Personally, I was very disappointed to see so little on .avi. The specification of an avi file was only briefly described (you have to go to the web to get avi information of any quality). There is simply no good reason for failing to detail avi. Why Micorsoft doesn't devote a chunk of web pages to .avi is simply beyond me. The authors of this text mention avi only to dismiss it and argue for asf as the better standard.
The comparison between avi and asf is nicely arranged but surprisingly no avi or asf parser is discussed, despite RIFF parsers having been around for years. A whole lyer of background information was simply not there on the origins of these standards.
The two pages on codecs (229-230) are grossly inadequate and give a flimsy overview of developments. For instance, the Intel Indeo codecs are not mentioned at all despite their success with avi compression.

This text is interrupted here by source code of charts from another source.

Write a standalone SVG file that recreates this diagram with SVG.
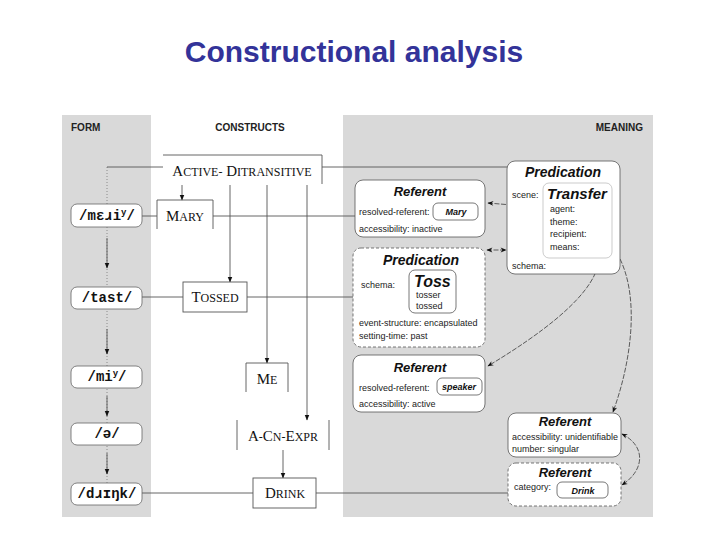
<svg xmlns="http://www.w3.org/2000/svg" width="720" height="540" viewBox="0 0 720 540">
<defs>
<marker id="ah" viewBox="0 0 10 10" refX="9" refY="5" markerWidth="6" markerHeight="6" orient="auto-start-reverse" markerUnits="userSpaceOnUse"><path d="M0,1 L10,5 L0,9 z" fill="#111"/></marker>
<marker id="sh" viewBox="0 0 10 10" refX="9" refY="5" markerWidth="7" markerHeight="6" orient="auto-start-reverse" markerUnits="userSpaceOnUse"><path d="M0,1 L10,5 L0,9 L3,5 z" fill="#111"/></marker>
<style>
.hdr{font-family:"Liberation Sans",Arial,sans-serif;font-weight:bold;font-size:10px;fill:#222}
.form rect{fill:#fff;stroke:#666;stroke-width:0.8}
.form text{font-family:"Liberation Mono","DejaVu Sans Mono",monospace;font-weight:bold;font-size:14px;fill:#111;text-anchor:middle}
.cx{font-family:"Liberation Serif","Times New Roman",serif;font-size:15px;fill:#111;text-anchor:middle}
.cx .s{font-size:12px}
.cbox{fill:#fff;stroke:#555;stroke-width:0.9}
.cline{fill:none;stroke:#555;stroke-width:0.9}
.mbox{fill:#fff;stroke:#555;stroke-width:0.8}
.dash{stroke-dasharray:3,2}
.ibox{fill:#fff;stroke:#555;stroke-width:0.8}
.tt{font-family:"Liberation Sans",Arial,sans-serif;font-weight:bold;font-style:italic;fill:#111;text-anchor:middle}
.tl{font-family:"Liberation Sans",Arial,sans-serif;font-weight:bold;font-style:italic;fill:#111;text-anchor:start}
.ft{font-family:"Liberation Sans",Arial,sans-serif;font-size:9px;fill:#222}
.conn{fill:none;stroke:#555;stroke-width:0.9}
.dot{fill:none;stroke:#777;stroke-width:0.8;stroke-dasharray:1,2}
.mc{fill:none;stroke:#222;stroke-width:0.7;stroke-dasharray:5,1.5}
</style>
</defs>
<rect x="0" y="0" width="720" height="540" fill="#fff"/>
<text x="354" y="62" text-anchor="middle" font-family="Liberation Sans,Arial,sans-serif" font-weight="bold" font-size="30" fill="#333399">Constructional analysis</text>
<g id="panels">
<rect x="62" y="115" width="89" height="402" fill="#d9d9d9"/>
<rect x="343" y="115" width="310" height="402" fill="#d9d9d9"/>
<text class="hdr" x="71" y="131">FORM</text>
<text class="hdr" x="250" y="131" text-anchor="middle">CONSTRUCTS</text>
<text class="hdr" x="643" y="131" text-anchor="end">MEANING</text>
</g>
<g id="connectors">
<line class="dot" x1="107" y1="167" x2="107" y2="483"/>
<line class="conn" x1="107" y1="238" x2="107" y2="268" marker-end="url(#ah)"/>
<line class="conn" x1="107" y1="329" x2="107" y2="354" marker-end="url(#ah)"/>
<line class="conn" x1="107" y1="396" x2="107" y2="416" marker-end="url(#ah)"/>
<line class="conn" x1="107" y1="453" x2="107" y2="474" marker-end="url(#ah)"/>
<line class="conn" x1="107" y1="167" x2="163" y2="167"/>
<line class="conn" x1="322" y1="167" x2="507" y2="167"/>
<line class="conn" x1="142" y1="216" x2="157" y2="216"/>
<line class="conn" x1="213" y1="216" x2="355" y2="216"/>
<line class="conn" x1="142" y1="297" x2="183" y2="297"/>
<line class="conn" x1="247" y1="297" x2="353" y2="297"/>
<line class="conn" x1="142" y1="493" x2="253" y2="493"/>
<line class="conn" x1="316" y1="493" x2="557" y2="493"/>
<line class="conn" x1="182" y1="185" x2="182" y2="200" marker-end="url(#ah)"/>
<line class="conn" x1="230" y1="185" x2="230" y2="282" marker-end="url(#ah)"/>
<line class="conn" x1="267" y1="185" x2="267" y2="363" marker-end="url(#ah)"/>
<line class="conn" x1="307" y1="185" x2="307" y2="420" marker-end="url(#ah)"/>
<line class="conn" x1="283" y1="450" x2="283" y2="478" marker-end="url(#ah)"/>
<path class="mc" d="M488,203 L548,208" marker-start="url(#sh)" marker-end="url(#sh)"/>
<path class="mc" d="M487,250 L506,250" marker-start="url(#sh)" marker-end="url(#sh)"/>
<path class="mc" d="M580,249 C592,254 590,265 576,266 L552,267" marker-start="url(#sh)" marker-end="url(#sh)"/>
<path class="mc" d="M583,223 L618,255 C640,295 632,360 613,412" marker-start="url(#sh)" marker-end="url(#sh)"/>
<path class="mc" d="M592,236 C608,258 606,295 488,366" marker-start="url(#sh)" marker-end="url(#sh)"/>
<path class="mc" d="M622,434 C646,446 645,470 622,485" marker-start="url(#sh)" marker-end="url(#sh)"/>
</g>
<g id="form-meri" class="form"><rect x="71" y="204" width="71" height="23" rx="6"/><text x="107" y="220">/mɛɹi<tspan font-size="9" dy="-5">y</tspan><tspan dy="5">/</tspan></text></g>
<g id="form-tast" class="form"><rect x="71" y="287" width="71" height="22" rx="6"/><text x="107" y="302">/tast/</text></g>
<g id="form-mi" class="form"><rect x="71" y="366" width="71" height="22" rx="6"/><text x="107" y="381">/mi<tspan font-size="9" dy="-5">y</tspan><tspan dy="5">/</tspan></text></g>
<g id="form-a" class="form"><rect x="71" y="423" width="71" height="22" rx="6"/><text x="107" y="438">/ə/</text></g>
<g id="form-drink" class="form"><rect x="71" y="483" width="71" height="22" rx="6"/><text x="107" y="498">/dɹɪŋk/</text></g>
<g id="c-active-ditransitive"><path class="cline" d="M163,155 L322,155 L322,184"/><text class="cx" x="242" y="176">A<tspan class="s">CTIVE-</tspan> D<tspan class="s">ITRANSITIVE</tspan></text></g>
<g id="c-mary"><path class="cline" d="M157,229 L157,200 L213,200 L213,229"/><text class="cx" x="185" y="221">M<tspan class="s">ARY</tspan></text></g>
<g id="c-tossed"><rect class="cbox" x="183" y="282" width="64" height="30"/><text class="cx" x="215" y="302">T<tspan class="s">OSSED</tspan></text></g>
<g id="c-me"><path class="cline" d="M246,392 L246,363 L288,363 L288,392"/><text class="cx" x="267" y="384">M<tspan class="s">E</tspan></text></g>
<g id="c-a-cn-expr"><path class="cline" d="M237,420 L237,450 M329,420 L329,450"/><text class="cx" x="283" y="441">A<tspan class="s">-</tspan>C<tspan class="s">N-</tspan>E<tspan class="s">XPR</tspan></text></g>
<g id="c-drink"><rect class="cbox" x="253" y="478" width="63" height="30"/><text class="cx" x="285" y="498">D<tspan class="s">RINK</tspan></text></g>
<g id="m-predication-transfer">
<rect class="mbox" x="507" y="161" width="113" height="113" rx="8"/>
<text class="tt" x="563" y="177" font-size="14">Predication</text>
<rect x="543" y="183" width="69" height="75" rx="6" fill="#fff" stroke="#aaa" stroke-width="0.6"/>
<text class="tt" x="577" y="199" font-size="15">Transfer</text>
<text class="ft" x="512" y="198">scene:</text>
<text class="ft" x="550" y="212">agent:</text>
<text class="ft" x="550" y="225">theme:</text>
<text class="ft" x="550" y="237">recipient:</text>
<text class="ft" x="550" y="250">means:</text>
<text class="ft" x="512" y="269">schema:</text>
</g>
<g id="m-referent-mary">
<rect class="mbox" x="355" y="180" width="130" height="57" rx="8"/>
<text class="tt" x="420" y="196" font-size="13">Referent</text>
<text class="ft" x="359" y="215">resolved-referent:</text>
<rect class="ibox" x="433" y="203" width="45" height="17" rx="5"/>
<text class="tt" x="456" y="215" font-size="9">Mary</text>
<text class="ft" x="359" y="232">accessibility:  inactive</text>
</g>
<g id="m-predication-toss">
<rect class="mbox dash" x="353" y="248" width="132" height="99" rx="8"/>
<text class="tt" x="421" y="265" font-size="14">Predication</text>
<text class="ft" x="361" y="288">schema:</text>
<rect class="ibox" x="409" y="270" width="47" height="43" rx="6"/>
<text class="tl" x="414" y="287" font-size="16">Toss</text>
<text class="ft" x="416" y="298">tosser</text>
<text class="ft" x="416" y="309">tossed</text>
<text class="ft" x="359" y="326">event-structure:  encapsulated</text>
<text class="ft" x="359" y="339">setting-time:  past</text>
</g>
<g id="m-referent-speaker">
<rect class="mbox" x="353" y="355" width="132" height="57" rx="8"/>
<text class="tt" x="420" y="372" font-size="13">Referent</text>
<text class="ft" x="359" y="391">resolved-referent:</text>
<rect class="ibox" x="437" y="378" width="45" height="17" rx="5"/>
<text class="tt" x="459" y="390" font-size="9">speaker</text>
<text class="ft" x="359" y="407">accessibility:  active</text>
</g>
<g id="m-referent-unidentifiable">
<rect class="mbox" x="508" y="413" width="113" height="44" rx="8"/>
<text class="tt" x="565" y="426" font-size="13">Referent</text>
<text class="ft" x="512" y="440">accessibility:  unidentifiable</text>
<text class="ft" x="512" y="452">number:  singular</text>
</g>
<g id="m-referent-drink">
<rect class="mbox dash" x="508" y="463" width="113" height="43" rx="8"/>
<text class="tt" x="565" y="477" font-size="13">Referent</text>
<text class="ft" x="514" y="490">category:</text>
<rect class="ibox" x="557" y="482" width="51" height="16" rx="5"/>
<text class="tt" x="583" y="494" font-size="9">Drink</text>
</g>
</svg>
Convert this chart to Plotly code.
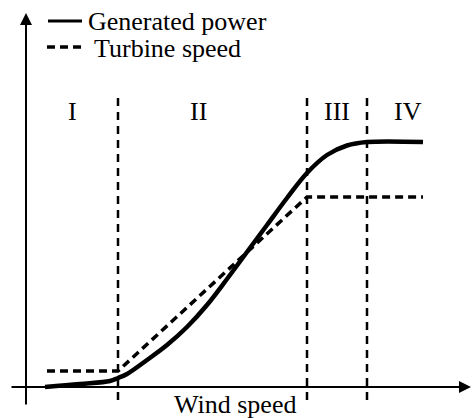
import plotly.graph_objects as go

# ---- data (schematic units: wind speed vs. level) ----
power_x = [1.9, 5.4, 8.4, 9.2, 10.1, 12.1, 14.1, 16.1, 18.1, 20.1, 22.1, 24.1, 26.1, 28.1, 30.1, 32.1, 34.1, 39.7]
power_y = [0.0, 0.3, 0.6, 0.9, 1.3, 2.7, 4.2, 6.0, 8.2, 10.8, 13.5, 16.2, 18.9, 21.4, 23.2, 24.15, 24.5, 24.5]

speed_x = [2.1, 9.2, 28.1, 39.7]
speed_y = [1.6, 1.6, 19.0, 19.0]

region_bounds = [9.2, 28.1, 34.1]
region_labels = ["I", "II", "III", "IV"]
region_label_x = [4.6, 17.2, 31.1, 38.2]

legend_labels = ["Generated power", "Turbine speed"]
x_title = "Wind speed"

W, H = 472, 418
FONT = "Liberation Serif, Times New Roman, serif"
FS = 26

fig = go.Figure()

fig.add_trace(go.Scatter(x=power_x, y=power_y, mode="lines",
                         line=dict(color="black", width=4.5, shape="spline", smoothing=1.0),
                         name=legend_labels[0], showlegend=False, hoverinfo="skip"))
fig.add_trace(go.Scatter(x=speed_x, y=speed_y, mode="lines",
                         line=dict(color="black", width=3.5, dash="8px,5px"),
                         name=legend_labels[1], showlegend=False, hoverinfo="skip"))

shapes = []
annotations = []

# region boundaries
for b in region_bounds:
    shapes.append(dict(type="line", xref="x", yref="y", x0=b, x1=b, y0=-1.3, y1=29.5,
                       line=dict(color="black", width=2.5, dash="8px,6px")))

# axes with arrows
annotations.append(dict(x=44.5, y=0, ax=-1.6, ay=0, xref="x", yref="y", axref="x", ayref="y",
                        text="", showarrow=True, arrowhead=2, arrowsize=1.2, arrowwidth=2,
                        arrowcolor="black", standoff=0))
annotations.append(dict(x=0, y=37.4, ax=0, ay=-1.9, xref="x", yref="y", axref="x", ayref="y",
                        text="", showarrow=True, arrowhead=2, arrowsize=1.2, arrowwidth=2,
                        arrowcolor="black", standoff=0))

# region labels
for lx, lt in zip(region_label_x, region_labels):
    annotations.append(dict(x=lx, y=27.6, xref="x", yref="y", text=lt, showarrow=False,
                            xanchor="center", yanchor="middle",
                            font=dict(family=FONT, size=FS, color="black")))

# x title
annotations.append(dict(x=20.9, y=-1.75, xref="x", yref="y", text=x_title, showarrow=False,
                        xanchor="center", yanchor="middle",
                        font=dict(family=FONT, size=FS, color="black")))

# manual legend (pixel -> paper)
def px(xp):
    return xp / W
def py(yp):
    return 1 - yp / H

shapes.append(dict(type="line", xref="paper", yref="paper", x0=px(48), x1=px(82), y0=py(21), y1=py(21),
                   line=dict(color="black", width=3)))
shapes.append(dict(type="line", xref="paper", yref="paper", x0=px(47), x1=px(82), y0=py(47), y1=py(47),
                   line=dict(color="black", width=3.5, dash="8px,5px")))
annotations.append(dict(x=px(86), y=py(22), xref="paper", yref="paper", text=legend_labels[0],
                        showarrow=False, xanchor="left", yanchor="middle",
                        font=dict(family=FONT, size=FS, color="black")))
annotations.append(dict(x=px(92), y=py(48), xref="paper", yref="paper", text=legend_labels[1],
                        showarrow=False, xanchor="left", yanchor="middle",
                        font=dict(family=FONT, size=FS, color="black")))

fig.update_layout(
    width=W, height=H,
    margin=dict(l=0, r=0, t=0, b=0),
    paper_bgcolor="white", plot_bgcolor="white",
    xaxis=dict(range=[-2.6, 44.6], visible=False, fixedrange=True),
    yaxis=dict(range=[-3.1, 38.7], visible=False, fixedrange=True),
    shapes=shapes, annotations=annotations, showlegend=False,
)

fig.write_html("out.html", config={"displayModeBar": False},
               post_script="document.body.style.margin='0';document.body.style.padding='0';")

My overall impression is that the book is largely dated by the advent of XP media technologies and egregiously short on meaty technical detail. Unfortunately Microsoft haven't yet produced a suitable programmer's guide to windows media programming. So if you are really stuck and can't spent a few hours conducting intelligent web searches for resources, this book will meet some of your requirements. In the final analysis, however, this book is poor value for its price.
If you dont mind spending this money and want something with some really intro information and not a lot of detail or useful examples, then you'll like this book,
I picked this book up at Streaming Media West at the Microsoft stand. Well done and thanks chaps!